— WRITTEN REQUEST —
Retype verbatim only the lines below, starting at the one that contains "Output the Python" and ending at the one that contains "errors_b = [12, 5, 50, 0, 3]". Pictures are excluded from the copy.

— RECORDS —

────────────────────────────────────────

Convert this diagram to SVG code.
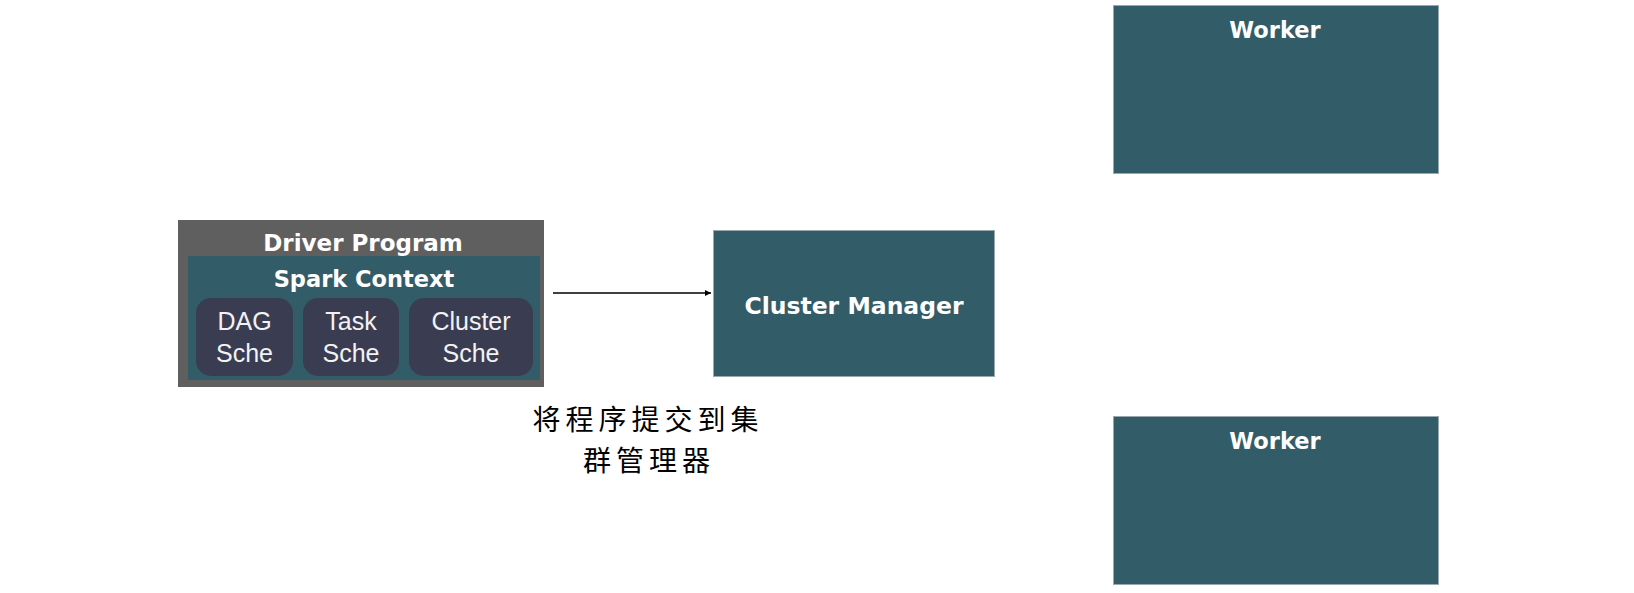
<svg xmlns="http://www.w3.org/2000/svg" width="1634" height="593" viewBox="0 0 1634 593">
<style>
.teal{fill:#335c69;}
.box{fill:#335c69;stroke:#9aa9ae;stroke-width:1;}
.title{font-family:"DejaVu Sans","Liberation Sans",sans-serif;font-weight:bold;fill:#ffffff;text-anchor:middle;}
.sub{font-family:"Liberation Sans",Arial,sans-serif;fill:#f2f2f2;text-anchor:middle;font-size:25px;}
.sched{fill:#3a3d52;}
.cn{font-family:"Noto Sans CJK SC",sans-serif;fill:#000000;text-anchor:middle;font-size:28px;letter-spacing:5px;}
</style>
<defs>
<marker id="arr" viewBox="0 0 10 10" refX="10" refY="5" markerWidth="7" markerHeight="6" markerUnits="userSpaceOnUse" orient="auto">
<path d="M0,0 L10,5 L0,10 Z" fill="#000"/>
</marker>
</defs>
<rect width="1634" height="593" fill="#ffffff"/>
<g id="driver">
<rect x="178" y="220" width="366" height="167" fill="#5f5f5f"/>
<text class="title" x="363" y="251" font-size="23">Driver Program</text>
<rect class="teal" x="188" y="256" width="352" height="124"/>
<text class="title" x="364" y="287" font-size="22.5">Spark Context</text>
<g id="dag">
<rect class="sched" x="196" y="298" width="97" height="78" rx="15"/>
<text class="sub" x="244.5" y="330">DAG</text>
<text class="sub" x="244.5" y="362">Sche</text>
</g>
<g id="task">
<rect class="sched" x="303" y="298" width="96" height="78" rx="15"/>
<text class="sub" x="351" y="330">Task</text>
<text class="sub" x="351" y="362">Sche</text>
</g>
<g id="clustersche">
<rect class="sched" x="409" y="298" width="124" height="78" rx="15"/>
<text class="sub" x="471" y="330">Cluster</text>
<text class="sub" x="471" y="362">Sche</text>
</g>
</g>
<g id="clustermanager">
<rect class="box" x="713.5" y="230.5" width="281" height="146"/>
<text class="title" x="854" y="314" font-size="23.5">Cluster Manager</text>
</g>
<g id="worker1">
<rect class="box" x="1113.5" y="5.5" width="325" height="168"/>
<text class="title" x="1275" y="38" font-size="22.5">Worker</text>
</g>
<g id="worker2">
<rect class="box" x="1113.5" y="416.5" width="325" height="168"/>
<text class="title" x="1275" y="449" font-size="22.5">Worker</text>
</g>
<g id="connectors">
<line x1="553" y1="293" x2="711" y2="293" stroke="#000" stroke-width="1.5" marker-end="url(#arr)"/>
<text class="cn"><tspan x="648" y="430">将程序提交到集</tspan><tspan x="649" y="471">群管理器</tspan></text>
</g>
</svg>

────────────────────────────────────────

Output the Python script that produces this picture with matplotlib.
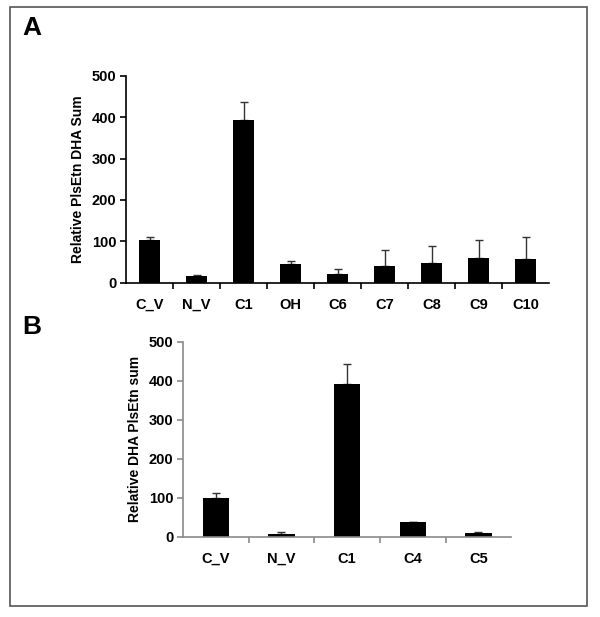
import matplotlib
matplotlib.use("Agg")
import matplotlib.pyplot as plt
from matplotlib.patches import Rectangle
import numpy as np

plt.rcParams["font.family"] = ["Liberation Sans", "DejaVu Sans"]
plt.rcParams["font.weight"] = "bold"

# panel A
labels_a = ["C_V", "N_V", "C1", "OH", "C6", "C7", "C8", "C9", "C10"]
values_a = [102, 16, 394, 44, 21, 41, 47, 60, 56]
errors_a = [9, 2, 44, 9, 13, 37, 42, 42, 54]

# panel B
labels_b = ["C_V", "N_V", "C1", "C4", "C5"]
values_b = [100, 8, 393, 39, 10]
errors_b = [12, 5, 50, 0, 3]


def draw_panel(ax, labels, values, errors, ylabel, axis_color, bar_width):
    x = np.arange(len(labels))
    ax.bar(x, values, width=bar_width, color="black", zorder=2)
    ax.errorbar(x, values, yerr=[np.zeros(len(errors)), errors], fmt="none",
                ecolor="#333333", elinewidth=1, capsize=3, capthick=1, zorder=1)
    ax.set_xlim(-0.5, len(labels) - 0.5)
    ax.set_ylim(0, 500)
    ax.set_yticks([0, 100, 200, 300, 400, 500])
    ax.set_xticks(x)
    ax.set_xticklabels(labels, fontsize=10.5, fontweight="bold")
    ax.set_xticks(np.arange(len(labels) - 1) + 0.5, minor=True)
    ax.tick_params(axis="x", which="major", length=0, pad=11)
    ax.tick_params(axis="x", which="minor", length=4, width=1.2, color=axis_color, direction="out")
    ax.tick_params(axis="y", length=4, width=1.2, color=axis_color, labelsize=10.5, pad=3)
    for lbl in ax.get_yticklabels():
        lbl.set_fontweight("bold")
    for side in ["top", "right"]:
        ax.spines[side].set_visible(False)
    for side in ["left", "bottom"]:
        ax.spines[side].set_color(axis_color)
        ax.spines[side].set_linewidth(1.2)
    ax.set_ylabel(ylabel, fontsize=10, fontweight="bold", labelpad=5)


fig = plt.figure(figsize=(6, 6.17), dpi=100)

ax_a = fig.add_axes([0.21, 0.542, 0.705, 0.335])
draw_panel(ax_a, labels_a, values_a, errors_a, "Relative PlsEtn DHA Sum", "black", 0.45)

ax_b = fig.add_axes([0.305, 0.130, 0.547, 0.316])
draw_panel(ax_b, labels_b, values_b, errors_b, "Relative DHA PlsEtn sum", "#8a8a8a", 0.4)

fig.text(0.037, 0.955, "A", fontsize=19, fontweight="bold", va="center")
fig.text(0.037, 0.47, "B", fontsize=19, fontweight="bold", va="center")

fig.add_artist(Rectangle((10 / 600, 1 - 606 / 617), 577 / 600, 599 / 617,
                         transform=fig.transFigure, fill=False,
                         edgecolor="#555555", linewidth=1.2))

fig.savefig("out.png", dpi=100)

────────────────────────────────────────

— REPLY —
Output the Python script that produces this picture with matplotlib.
import matplotlib
matplotlib.use("Agg")
import matplotlib.pyplot as plt
from matplotlib.patches import Rectangle
import numpy as np

plt.rcParams["font.family"] = ["Liberation Sans", "DejaVu Sans"]
plt.rcParams["font.weight"] = "bold"

# panel A
labels_a = ["C_V", "N_V", "C1", "OH", "C6", "C7", "C8", "C9", "C10"]
values_a = [102, 16, 394, 44, 21, 41, 47, 60, 56]
errors_a = [9, 2, 44, 9, 13, 37, 42, 42, 54]

# panel B
labels_b = ["C_V", "N_V", "C1", "C4", "C5"]
values_b = [100, 8, 393, 39, 10]
errors_b = [12, 5, 50, 0, 3]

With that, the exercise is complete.